One of thousands of new homes that rose from the ashes following the Oakland-Berkeley Firestorm, the three-bedroom, three-and-one-half bathroom house at 1985 Tunnel Road was, fittingly, built in 1996 for an amateur jazz player.
Most notably, it features a Streamline Moderne/Art Deco-style facade with an oversized chimney that looks like the curved bell of a massive saxophone and twin star towers shaped like smooth soprano saxophones. (You know, the kind Kenny G plays.)
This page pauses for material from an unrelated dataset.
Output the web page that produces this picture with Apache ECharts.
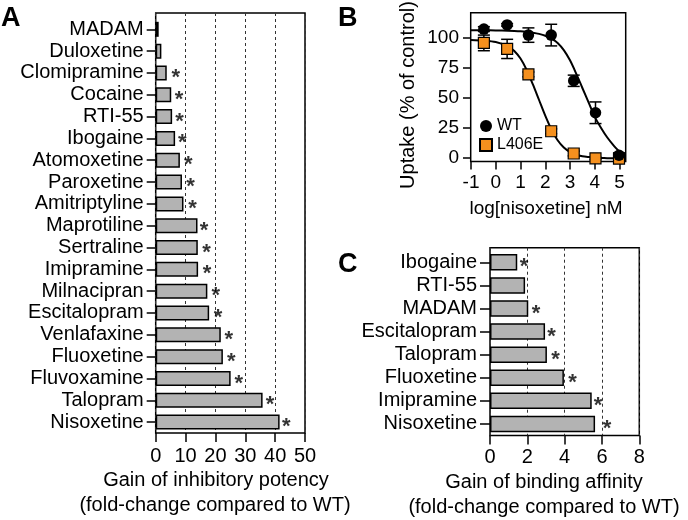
<!DOCTYPE html>
<html><head><meta charset="utf-8">
<script src="https://cdn.jsdelivr.net/npm/echarts@6/dist/echarts.min.js"></script>
<style>html,body{margin:0;padding:0;background:#fff}#c{width:688px;height:520px}</style>
</head><body><div id="c"></div>
<script>
// ---- Panel A data ----
const drugsA = ['MADAM','Duloxetine','Clomipramine','Cocaine','RTI-55','Ibogaine','Atomoxetine','Paroxetine','Amitriptyline','Maprotiline','Sertraline','Imipramine','Milnacipran','Escitalopram','Venlafaxine','Fluoxetine','Fluvoxamine','Talopram','Nisoxetine'];
const gainA = [1.0,1.9,3.7,5.2,5.5,6.5,8.1,8.8,9.3,14.0,14.1,14.2,17.3,17.9,21.8,22.5,25.1,35.8,41.5];
const starA = [null,null,6.7,7.8,8.0,8.9,10.9,11.7,12.3,16.2,17.0,17.2,20.1,20.9,24.5,25.3,27.8,38.3,43.7];
const ticksA = [0,10,20,30,40,50];

// ---- Panel B data ----
const logConc = [-0.48,0.46,1.32,2.24,3.15,4.03,4.98];
const uptakeWT = [107,110.5,102,102,64,37.4,2];
const errWT = [2,1,6,9,4.7,9,2];
const uptakeL406E = [95.5,90.5,69.3,22,3.5,-0.5,-0.7];
const errL406E = [6.5,8,2,2,2,1,1];
const fitX = [-1,-0.5,0,0.5,0.75,1,1.25,1.5,1.75,2,2.25,2.5,2.75,3,3.25,3.5,3.75,4,4.25,4.5,4.75,5];
const fitWT = [106,106,105.9,105.7,105.5,105.2,104.7,104,103,101.5,99,95.5,89.5,81,70,58,46,34,25,17,10.5,5];
const fitL406E = [98,97.5,96.3,92.7,88.8,82.5,73,61,48,35,23.5,14.5,8.5,4.8,2.5,1.2,0.5,0,-0.2,-0.4,-0.5,-0.5];
const ticksBx = [-1,0,1,2,3,4,5];
const ticksBy = [0,25,50,75,100];

// ---- Panel C data ----
const drugsC = ['Ibogaine','RTI-55','MADAM','Escitalopram','Talopram','Fluoxetine','Imipramine','Nisoxetine'];
const gainC = [1.46,1.88,2.05,2.95,3.05,3.96,5.45,5.63];
const starC = [1.82,null,2.46,3.3,3.51,4.42,5.79,6.27];
const ticksC = [0,2,4,6,8];

const FONT = '"Liberation Sans", Arial, Helvetica, sans-serif';
const BLACK = '#000';
const GRAY = '#b3b3b3';
const ORANGE = '#f5901e';

const chart = echarts.init(document.getElementById('c'), null, {renderer:'canvas'});

function frameGrid(l,t,w,h){return {left:l,top:t,width:w,height:h,show:true,borderColor:BLACK,borderWidth:1.5,backgroundColor:'transparent'};}
const tickStyle = {color:BLACK,width:1.5};
const noLine = {show:false, onZero:false};

function errRender(params, api){
  const x = api.value(0), lo = api.value(1), hi = api.value(2);
  const p1 = api.coord([x, hi]), p2 = api.coord([x, lo]);
  const w = 6;
  const style = {stroke:BLACK, lineWidth:1.5, fill:null};
  return {type:'group', children:[
    {type:'line', shape:{x1:p1[0],y1:p1[1],x2:p2[0],y2:p2[1]}, style:style},
    {type:'line', shape:{x1:p1[0]-w,y1:p1[1],x2:p1[0]+w,y2:p1[1]}, style:style},
    {type:'line', shape:{x1:p2[0]-w,y1:p2[1],x2:p2[0]+w,y2:p2[1]}, style:style}
  ]};
}

const starLabel = {show:true, formatter:'*', position:'inside', fontSize:22, fontWeight:'bold', fontFamily:FONT, color:BLACK, offset:[0,5]};
function starData(arr){ const out=[]; arr.forEach((v,i)=>{ if(v!=null) out.push([v,i]); }); return out; }
const lab = (fs, m) => ({interval:0, fontSize:fs, margin:m, color:BLACK, fontFamily:FONT, hideOverlap:false, showMinLabel:true, showMaxLabel:true});

const option = {
  animation:false,
  backgroundColor:'#fff',
  textStyle:{fontFamily:FONT},
  grid:[
    {left:155.7, top:18.4, width:149.3, height:414.6},     // 0 A data
    frameGrid(155.7, 13, 149.3, 420),                       // 1 A frame
    {left:471, top:37.5, width:148.5, height:120.2},        // 2 B data
    frameGrid(470.7, 12.7, 155, 148.8),                     // 3 B frame
    {left:490, top:250.8, width:149.3, height:184.7},       // 4 C data
    frameGrid(490, 247.7, 149.3, 187.8)                     // 5 C frame
  ],
  xAxis:[
    {gridIndex:0, type:'value', min:ticksA[0], max:ticksA[ticksA.length-1], interval:10,
      axisLine:noLine, axisTick:{show:true, interval:0, length:9, lineStyle:tickStyle},
      axisLabel:lab(20,13.5), splitLine:{show:false}},
    {gridIndex:1, type:'value', min:ticksA[0], max:ticksA[ticksA.length-1], interval:10,
      axisLine:noLine, axisTick:{show:false}, axisLabel:{show:false},
      splitLine:{show:true, lineStyle:{color:'#333', width:1, type:[3,3]}}},
    {gridIndex:2, type:'value', min:ticksBx[0], max:ticksBx[ticksBx.length-1], interval:1, offset:3.8,
      axisLine:noLine, axisTick:{show:true, interval:0, length:8, lineStyle:tickStyle},
      axisLabel:lab(19,12), splitLine:{show:false}},
    {gridIndex:3, type:'value', show:false, min:0, max:1, axisLine:noLine},
    {gridIndex:4, type:'value', min:ticksC[0], max:ticksC[ticksC.length-1], interval:2,
      axisLine:noLine, axisTick:{show:true, interval:0, length:9, lineStyle:tickStyle},
      axisLabel:lab(20,11.5), splitLine:{show:false}},
    {gridIndex:5, type:'value', min:ticksC[0], max:ticksC[ticksC.length-1], interval:2,
      axisLine:noLine, axisTick:{show:false}, axisLabel:{show:false},
      splitLine:{show:true, lineStyle:{color:'#333', width:1, type:[3,3]}}}
  ],
  yAxis:[
    {gridIndex:0, type:'category', data:drugsA, inverse:true,
      axisLine:noLine, axisTick:{show:true, alignWithLabel:true, interval:0, length:9, lineStyle:tickStyle},
      axisLabel:lab(20,12)},
    {gridIndex:1, type:'value', show:false, min:0, max:1, axisLine:noLine},
    {gridIndex:2, type:'value', min:ticksBy[0], max:ticksBy[ticksBy.length-1], interval:25,
      axisLine:noLine, axisTick:{show:true, interval:0, length:8, lineStyle:tickStyle},
      axisLabel:lab(19,12), splitLine:{show:false}},
    {gridIndex:3, type:'value', show:false, min:0, max:1, axisLine:noLine},
    {gridIndex:4, type:'category', data:drugsC, inverse:true,
      axisLine:noLine, axisTick:{show:true, alignWithLabel:true, interval:0, length:10, lineStyle:tickStyle},
      axisLabel:lab(20,13)},
    {gridIndex:5, type:'value', show:false, min:0, max:1, axisLine:noLine}
  ],
  legend:{
    orient:'vertical', left:479, top:118, itemWidth:12, itemHeight:12, itemGap:3,
    data:['WT','L406E'], textStyle:{fontSize:16, color:BLACK, fontFamily:FONT}, padding:0
  },
  series:[
    {type:'bar', xAxisIndex:0, yAxisIndex:0, data:gainA, barWidth:15,
      itemStyle:{color:GRAY, borderColor:BLACK, borderWidth:1.5}, silent:true},
    {type:'scatter', xAxisIndex:0, yAxisIndex:0, data:starData(starA), symbolSize:1,
      itemStyle:{color:'rgba(0,0,0,0)'}, label:starLabel, silent:true},
    {type:'line', name:'fitL406E', xAxisIndex:2, yAxisIndex:2, data:fitX.map((x,i)=>[x,fitL406E[i]]),
      showSymbol:false, smooth:0.3, clip:false, lineStyle:{color:BLACK, width:2}, silent:true, z:2},
    {type:'line', name:'fitWT', xAxisIndex:2, yAxisIndex:2, data:fitX.map((x,i)=>[x,fitWT[i]]),
      showSymbol:false, smooth:0.3, clip:false, lineStyle:{color:BLACK, width:2}, silent:true, z:2},
    {type:'custom', xAxisIndex:2, yAxisIndex:2, renderItem:errRender, clip:false, z:3,
      data:logConc.map((x,i)=>[x, uptakeL406E[i]-errL406E[i], uptakeL406E[i]+errL406E[i]]), encode:{x:0,y:[1,2]}},
    {type:'custom', xAxisIndex:2, yAxisIndex:2, renderItem:errRender, clip:false, z:3,
      data:logConc.map((x,i)=>[x, uptakeWT[i]-errWT[i], uptakeWT[i]+errWT[i]]), encode:{x:0,y:[1,2]}},
    {type:'scatter', name:'L406E', xAxisIndex:2, yAxisIndex:2, data:logConc.map((x,i)=>[x,uptakeL406E[i]]),
      symbol:'rect', symbolSize:11, clip:false, z:4,
      itemStyle:{color:ORANGE, borderColor:BLACK, borderWidth:1.2, opacity:1}},
    {type:'scatter', name:'WT', xAxisIndex:2, yAxisIndex:2, data:logConc.map((x,i)=>[x,uptakeWT[i]]),
      symbol:'circle', symbolSize:11.5, clip:false, z:5,
      itemStyle:{color:BLACK, opacity:1}},
    {type:'bar', xAxisIndex:4, yAxisIndex:4, data:gainC, barWidth:16.5,
      itemStyle:{color:GRAY, borderColor:BLACK, borderWidth:1.5}, silent:true},
    {type:'scatter', xAxisIndex:4, yAxisIndex:4, data:starData(starC), symbolSize:1,
      itemStyle:{color:'rgba(0,0,0,0)'}, label:starLabel, silent:true}
  ],
  graphic:[
    {type:'text', left:1, top:5, style:{text:'A', font:'bold 27px '+FONT, fill:BLACK}},
    {type:'text', left:338, top:5, style:{text:'B', font:'bold 27px '+FONT, fill:BLACK}},
    {type:'text', left:338, top:251, style:{text:'C', font:'bold 27px '+FONT, fill:BLACK}},
    {type:'text', x:216, y:480, style:{text:'Gain of inhibitory potency', font:'20px '+FONT, fill:BLACK, align:'center', verticalAlign:'middle'}},
    {type:'text', x:215, y:505, style:{text:'(fold-change compared to WT)', font:'20px '+FONT, fill:BLACK, align:'center', verticalAlign:'middle'}},
    {type:'text', x:544, y:482, style:{text:'Gain of binding affinity', font:'20px '+FONT, fill:BLACK, align:'center', verticalAlign:'middle'}},
    {type:'text', x:544, y:507, style:{text:'(fold-change compared to WT)', font:'20px '+FONT, fill:BLACK, align:'center', verticalAlign:'middle'}},
    {type:'text', x:546, y:209, style:{text:'log[nisoxetine] nM', font:'19px '+FONT, fill:BLACK, align:'center', verticalAlign:'middle'}},
    {type:'text', x:408, y:95, rotation:Math.PI/2, style:{text:'Uptake (% of control)', font:'20px '+FONT, fill:BLACK, align:'center', verticalAlign:'middle'}}
  ]
};
chart.setOption(option);
</script></body></html>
But the grandiosity doesn’t stop outside. The interiors are also a sight to behold, especially the swirling, golden-hued staircase reaching all three floors. Glass bricks can be found throughout the abode, from the living room wet bar to the decadent master bathroom. And don’t miss the fireplace emitting faint Memphis Group vibes.
Other highlights here include a recently renovated kitchen, three decks with views of the bay, a three-car garage, skylights, and natural light infusing all three floors. Can you dig?
Asking is $1,895,000, listed through Lori Alden of Chalkboard Realty.